Après avoir enlevé la laine des pattes et de l’arrière train (déchets utilisables en agriculture), la toison doit être prélevée en un seul morceau pour faciliter le tri.

Dans le cas de la race Siroua il est assez simple, les toisons étant globalement homogènes et ayant un usage principal bien identifié : la production de tapis (la laine Siroua est aussi adaptée pour le drap de laine).

Pour faciliter le travail nous avons fabriqué des tables de tri. Le tri se fait idéalement sur le chantier de tonte, ou après la tonte au village.

Il s’agit d’enlever un maximum de végétaux, les traces de marquage à la peinture, les fausses coupes (fibres trop courtes inutilisables), les parties feutrées. Les troupeaux étant pour la plupart mixtes, il est nécessaire de bien séparer les couleurs, repérer les éventuelles toisons jarreuses (race Tamahdite ou croisée). Les toisons des agneaux plus fines peuvent également être valorisées à part.

Le stockage

Les sacs habituellement utilisés ne sont pas adaptés. Les fibres plastiques se délitent rapidement, notamment au contact de l’urine des moutons et vont contaminer la laine. C’est la raison pour laquelle on trouve très fréquemment des fils de plastique dans les laines marocaines.

Nous avons fourni des curons résistants et reutilisables (sacs pour stocker la laine).

De la toison au fil

La transformation de la toison en fil peut se faire manuellement dans le Siroua et son Piémont ou dans les filatures industrielles (à Rabat, Salé, et Chefchaouen).

La transformation manuelle des toisons dans le Siroua avait été pratiquement abandonnée. Une petite production confidentielle subsistait dans la tribu Feija plus au sud (Anti-Atlas). Elle double le temps de fabrication des tapis. Face à une laine industrielle bon marché, les tisseuses ne parvenaient plus à valoriser ce travail. D’autant plus que certaines étapes, notamment le cardage avec deux planchettes en bois hérissées de clous, est physiquement exigeant.

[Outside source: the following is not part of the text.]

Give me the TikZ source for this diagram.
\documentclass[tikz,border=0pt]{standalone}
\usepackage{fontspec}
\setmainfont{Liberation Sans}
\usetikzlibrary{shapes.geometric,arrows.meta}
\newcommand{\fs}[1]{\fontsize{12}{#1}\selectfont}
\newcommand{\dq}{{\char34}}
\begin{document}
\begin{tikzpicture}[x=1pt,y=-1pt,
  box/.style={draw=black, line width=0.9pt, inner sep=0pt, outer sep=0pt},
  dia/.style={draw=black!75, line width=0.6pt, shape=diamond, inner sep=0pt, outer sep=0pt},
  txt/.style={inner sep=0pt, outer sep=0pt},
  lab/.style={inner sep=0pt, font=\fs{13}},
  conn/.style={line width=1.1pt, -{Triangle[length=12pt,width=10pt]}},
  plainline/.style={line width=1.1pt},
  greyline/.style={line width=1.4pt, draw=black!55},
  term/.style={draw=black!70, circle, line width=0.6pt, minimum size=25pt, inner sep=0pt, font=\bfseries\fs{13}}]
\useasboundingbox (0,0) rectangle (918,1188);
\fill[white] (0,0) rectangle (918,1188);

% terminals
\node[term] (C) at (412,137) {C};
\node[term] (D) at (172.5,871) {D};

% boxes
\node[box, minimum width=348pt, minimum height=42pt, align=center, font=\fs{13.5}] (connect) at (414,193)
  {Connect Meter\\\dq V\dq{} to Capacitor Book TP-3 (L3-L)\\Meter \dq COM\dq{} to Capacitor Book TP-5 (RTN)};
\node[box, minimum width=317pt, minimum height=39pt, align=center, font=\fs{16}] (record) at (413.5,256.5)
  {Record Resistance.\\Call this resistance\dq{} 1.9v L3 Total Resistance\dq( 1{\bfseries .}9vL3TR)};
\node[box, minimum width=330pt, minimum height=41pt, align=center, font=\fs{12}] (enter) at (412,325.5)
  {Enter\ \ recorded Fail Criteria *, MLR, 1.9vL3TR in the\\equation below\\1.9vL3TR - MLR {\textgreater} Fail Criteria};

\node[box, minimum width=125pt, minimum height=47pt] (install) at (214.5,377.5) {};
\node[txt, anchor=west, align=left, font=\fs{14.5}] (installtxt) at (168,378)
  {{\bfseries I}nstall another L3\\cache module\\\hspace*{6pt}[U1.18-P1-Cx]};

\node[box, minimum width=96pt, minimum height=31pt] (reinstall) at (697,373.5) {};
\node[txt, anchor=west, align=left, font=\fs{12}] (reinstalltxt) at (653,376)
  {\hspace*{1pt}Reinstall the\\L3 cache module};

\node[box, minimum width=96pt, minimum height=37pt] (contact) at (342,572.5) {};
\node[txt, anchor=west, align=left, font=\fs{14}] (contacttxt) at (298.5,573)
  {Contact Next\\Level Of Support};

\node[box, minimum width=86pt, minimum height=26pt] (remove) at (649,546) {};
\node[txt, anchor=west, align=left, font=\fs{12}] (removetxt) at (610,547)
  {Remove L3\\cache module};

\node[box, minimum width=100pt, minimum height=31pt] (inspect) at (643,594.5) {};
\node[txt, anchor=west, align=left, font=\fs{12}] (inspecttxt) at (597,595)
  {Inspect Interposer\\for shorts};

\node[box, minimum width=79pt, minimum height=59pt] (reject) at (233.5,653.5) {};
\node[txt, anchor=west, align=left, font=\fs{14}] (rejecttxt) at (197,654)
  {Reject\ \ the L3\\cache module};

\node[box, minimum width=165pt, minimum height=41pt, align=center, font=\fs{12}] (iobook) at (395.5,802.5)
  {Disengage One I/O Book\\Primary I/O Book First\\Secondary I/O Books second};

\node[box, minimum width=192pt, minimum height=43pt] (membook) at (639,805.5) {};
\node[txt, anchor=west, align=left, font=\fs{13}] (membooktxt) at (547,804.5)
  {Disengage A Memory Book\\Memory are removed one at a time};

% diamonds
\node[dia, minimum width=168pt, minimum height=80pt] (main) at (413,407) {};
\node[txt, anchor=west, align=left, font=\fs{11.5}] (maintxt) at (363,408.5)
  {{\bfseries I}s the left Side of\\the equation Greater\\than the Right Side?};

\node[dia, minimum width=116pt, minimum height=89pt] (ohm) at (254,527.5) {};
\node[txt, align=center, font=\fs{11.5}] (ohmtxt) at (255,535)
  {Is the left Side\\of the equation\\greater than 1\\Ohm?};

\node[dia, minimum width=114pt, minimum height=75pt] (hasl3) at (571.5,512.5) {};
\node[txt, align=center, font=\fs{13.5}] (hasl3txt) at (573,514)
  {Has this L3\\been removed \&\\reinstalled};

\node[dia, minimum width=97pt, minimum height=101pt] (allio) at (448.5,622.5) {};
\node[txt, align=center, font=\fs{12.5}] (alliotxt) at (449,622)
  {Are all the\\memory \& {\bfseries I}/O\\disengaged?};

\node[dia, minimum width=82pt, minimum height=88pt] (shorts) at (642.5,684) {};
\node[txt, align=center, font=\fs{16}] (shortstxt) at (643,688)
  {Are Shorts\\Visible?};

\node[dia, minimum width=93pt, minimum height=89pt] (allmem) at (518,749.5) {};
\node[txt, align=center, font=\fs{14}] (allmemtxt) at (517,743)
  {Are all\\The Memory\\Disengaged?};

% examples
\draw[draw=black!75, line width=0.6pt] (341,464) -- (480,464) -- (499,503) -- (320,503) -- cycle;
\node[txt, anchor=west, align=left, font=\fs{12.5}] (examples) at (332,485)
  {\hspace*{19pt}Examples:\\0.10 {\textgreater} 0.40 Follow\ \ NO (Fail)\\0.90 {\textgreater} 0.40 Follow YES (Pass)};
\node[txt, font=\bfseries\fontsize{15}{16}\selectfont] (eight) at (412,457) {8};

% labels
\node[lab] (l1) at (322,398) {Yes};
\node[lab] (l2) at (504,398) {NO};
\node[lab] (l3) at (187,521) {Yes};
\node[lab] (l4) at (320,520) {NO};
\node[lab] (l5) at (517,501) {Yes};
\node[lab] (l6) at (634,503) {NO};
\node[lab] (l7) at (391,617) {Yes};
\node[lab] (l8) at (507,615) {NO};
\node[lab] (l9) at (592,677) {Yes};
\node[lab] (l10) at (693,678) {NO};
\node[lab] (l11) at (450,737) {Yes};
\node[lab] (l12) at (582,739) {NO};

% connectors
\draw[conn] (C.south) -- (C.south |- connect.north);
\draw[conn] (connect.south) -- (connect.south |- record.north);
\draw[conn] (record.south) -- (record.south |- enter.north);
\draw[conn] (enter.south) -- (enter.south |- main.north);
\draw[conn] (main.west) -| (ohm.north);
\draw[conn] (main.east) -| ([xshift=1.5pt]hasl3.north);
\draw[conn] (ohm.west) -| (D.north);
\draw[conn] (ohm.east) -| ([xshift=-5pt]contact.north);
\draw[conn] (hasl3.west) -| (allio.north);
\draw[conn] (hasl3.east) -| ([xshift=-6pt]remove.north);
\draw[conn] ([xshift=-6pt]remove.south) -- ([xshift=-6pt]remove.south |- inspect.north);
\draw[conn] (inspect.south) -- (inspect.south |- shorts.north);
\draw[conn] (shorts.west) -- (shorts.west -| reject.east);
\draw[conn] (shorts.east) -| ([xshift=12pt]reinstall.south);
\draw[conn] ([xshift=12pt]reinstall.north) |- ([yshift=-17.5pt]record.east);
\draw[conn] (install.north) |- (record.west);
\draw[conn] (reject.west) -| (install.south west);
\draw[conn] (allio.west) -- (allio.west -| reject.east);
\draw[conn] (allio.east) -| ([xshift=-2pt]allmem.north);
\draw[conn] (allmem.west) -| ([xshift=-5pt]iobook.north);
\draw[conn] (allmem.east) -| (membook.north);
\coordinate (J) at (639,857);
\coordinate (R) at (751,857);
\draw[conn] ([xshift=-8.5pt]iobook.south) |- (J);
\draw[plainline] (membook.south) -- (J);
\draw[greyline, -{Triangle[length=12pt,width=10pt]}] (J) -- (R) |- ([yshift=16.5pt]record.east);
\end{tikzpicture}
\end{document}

Le regain récent du filage manuel a été impulsé par des designers et producteurs essentiellement étrangers.

Le Siroua Wool Project a pour objectifs d’améliorer le process :

  • expérimentation du lavage par fermentation économe en eau, demandant moins de travail, et préservant la fibre ;
  • expérimentation du lavage avec la lessive de cendre en récupérant les cendres des fours à pain ; la cendre a pour propriété de blanchir la fibre;
  • installation d’un tunnel agricole pour le séchage rapide des toisons lavées ;
  • introduction de cardes à rouleaux fabriquées au Maroc d’après un prototype élaboré par un membre de l’association La Fibre textile, l’un de nos partenaires ;

Le filage continue de se faire au fuseau. C’est l’étape la plus agréable. Le fuseau est intégré dans le mode de vie des fileuses. Cette année a été testé le rouet. Quelques femmes se le sont approprié pour retordre le fil.

La teinture

Actuellement les teintures chimiques de synthèse sont massivement utilisées dans la production de tapis. Les teintures végétales ont peu à peu disparu depuis le début du XXeme siècle.

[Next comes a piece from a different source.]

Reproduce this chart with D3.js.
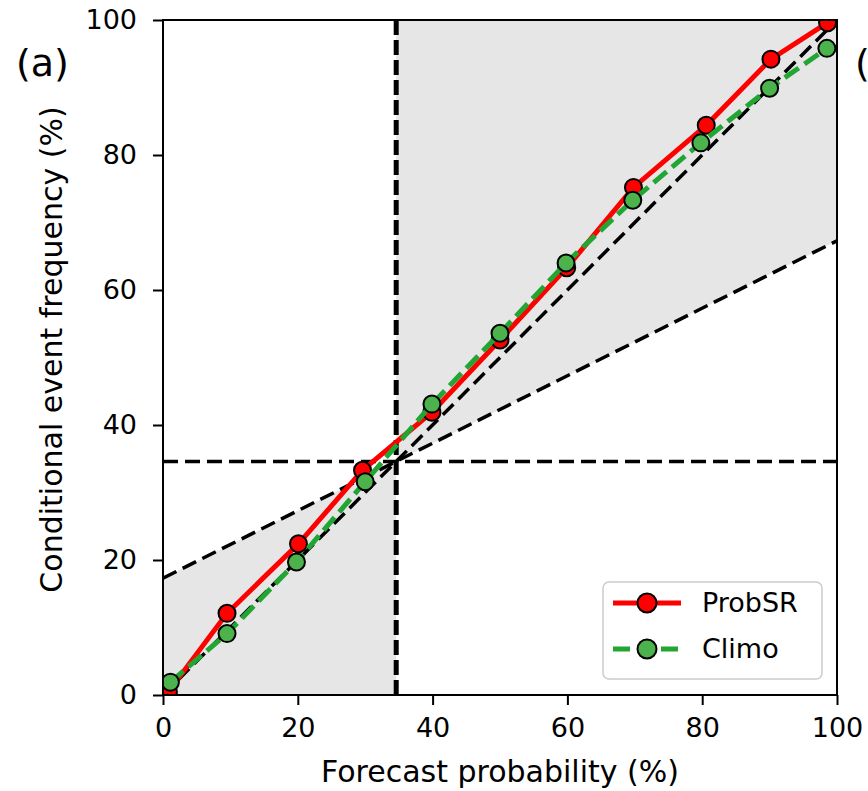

Un accroissement de la production de tapis, surtout depuis les années 80, la diversification des couleurs depuis l’arrivée des teintures de synthèse, le manque de ressources en plantes tinctoriales du fait des sécheresses récurrentes, la complexité des process de teinture végétale, le temps important de mise en oeuvre, et la difficulté pour les valoriser économiquement sont autant d’obstacles pour leur réintroduction à grande échelle.

Nous recherchons des alternatives écologiques utilisables à une échelle artisanale comme semi-industrielle.